Many in the Pakistan military see the Afghan Taliban as Pashtun freedom fighters combating foreign occupation. With a negotiated settlement in sight and the possibility that the Taliban will control Pashtun areas, they believe their support could give Pakistan a strong say in the region and more influence over the US. Although the US has cemented its strategic partnership with Pakistan’s rival India over the past few years and, despite its present frustrations with Pakistan, it cannot afford to lose its grip on the country. Recently it offered Pakistan a $2 billion arms deal in addition to $7.5 billion in civil aid over five years.

Carve-up

Other regional powers are competing for a stake in Afghanistan’s future. Russia, which is training Afghan army officers, is supplying helicopters to Poland that may be available for use in Afghanistan.

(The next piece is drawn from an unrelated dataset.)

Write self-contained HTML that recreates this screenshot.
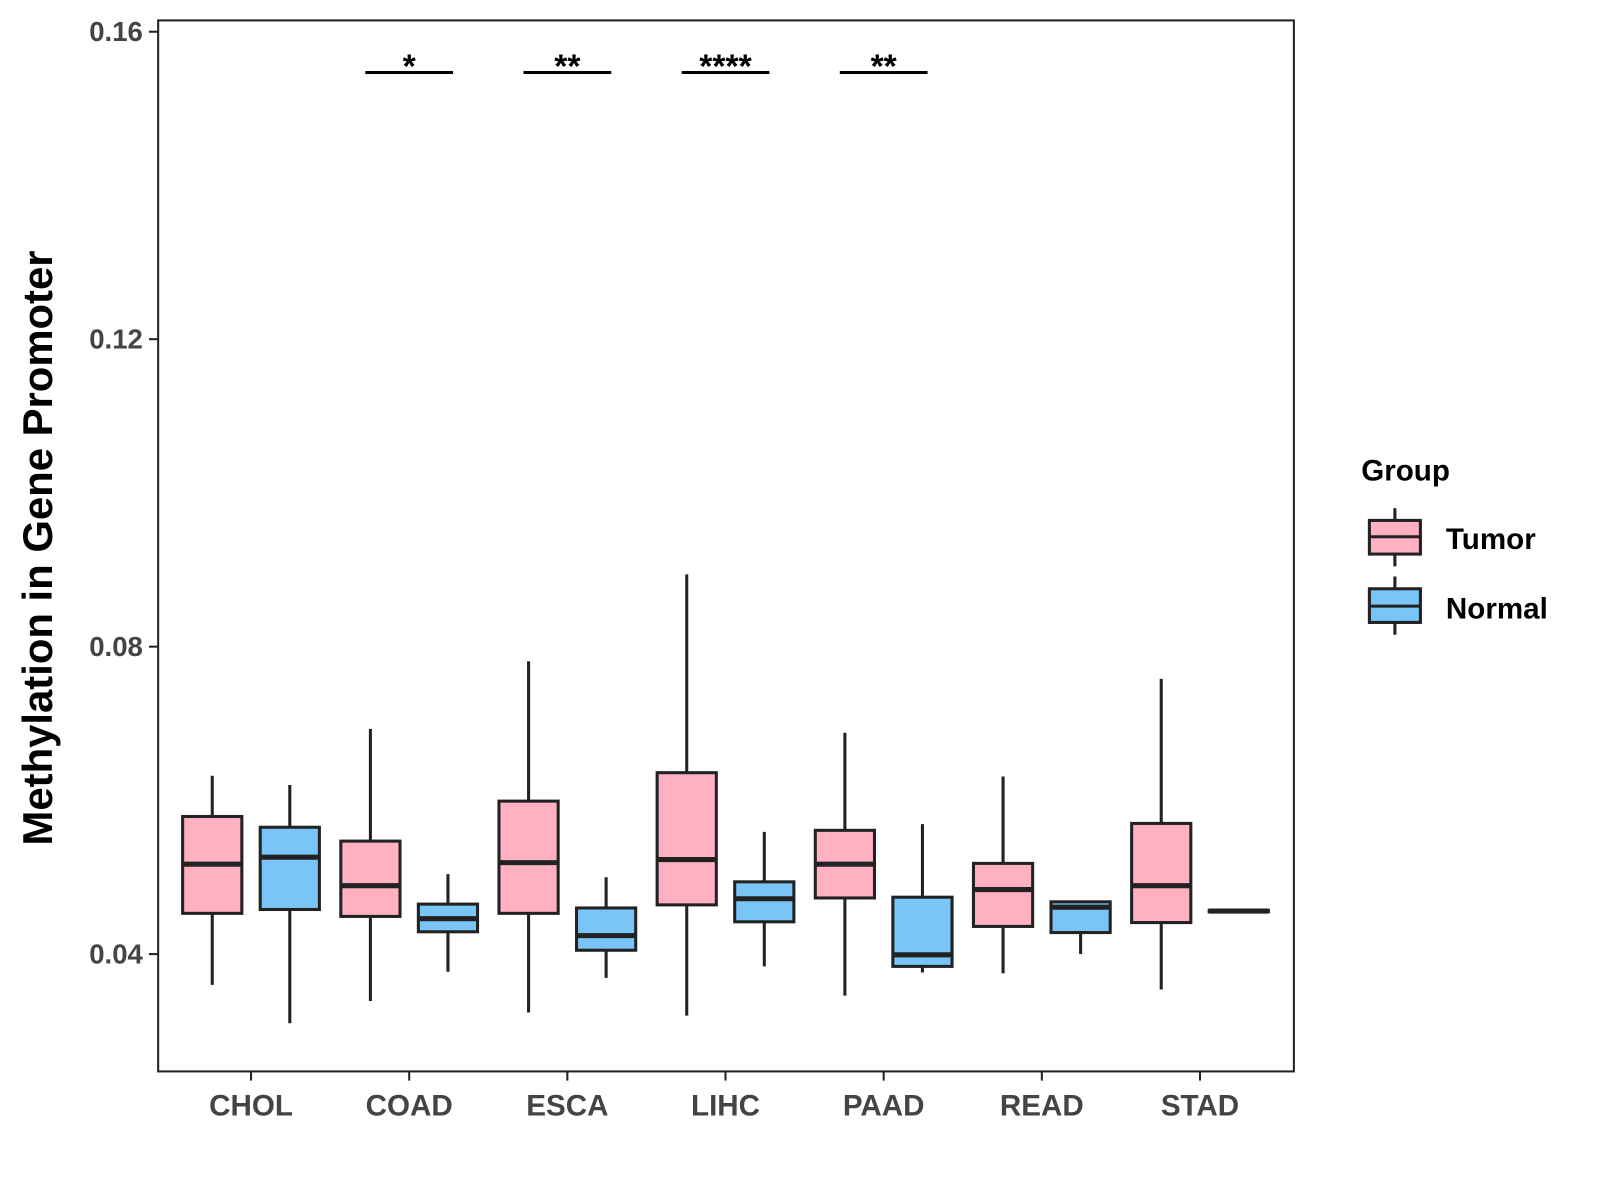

It is also offering to remove restrictions on the US/NATO supply route through Russia in return for a restraint agreement with NATO and their acceptance of the present position in Georgia. In the summer, Iran organised a conference on Afghanistan with India, Pakistan and Tajikistan. The US has signalled to Iran that it would put aside major differences if Iran were to help facilitate talks. President Karzai has admitted his chief-of-staff receives around $1 million once or twice a year in ‘official aid’ from Iran. Both China and India are keen to secure Afghan mineral and energy resources to fuel their expanding economies. India, worried about Pakistan’s future influence, already has a $1.3 billion development programme in Afghanistan. China is extracting copper south of Kabul and has promised to build a smelter and railway line if it can mine iron ore at Hajigak.

Meanwhile, the Afghan people continue to suffer. Less than half the registered electorate bothered to vote in September’s parliamentary elections and a quarter of those votes were declared invalid. As Darya Khan, a 40-year-old driver, told The Guardian ‘Democracy, what’s that? I’m not going to vote. The people who get elected are just in it for themselves. They are not working to benefit the country, they are not thinking about the poor.’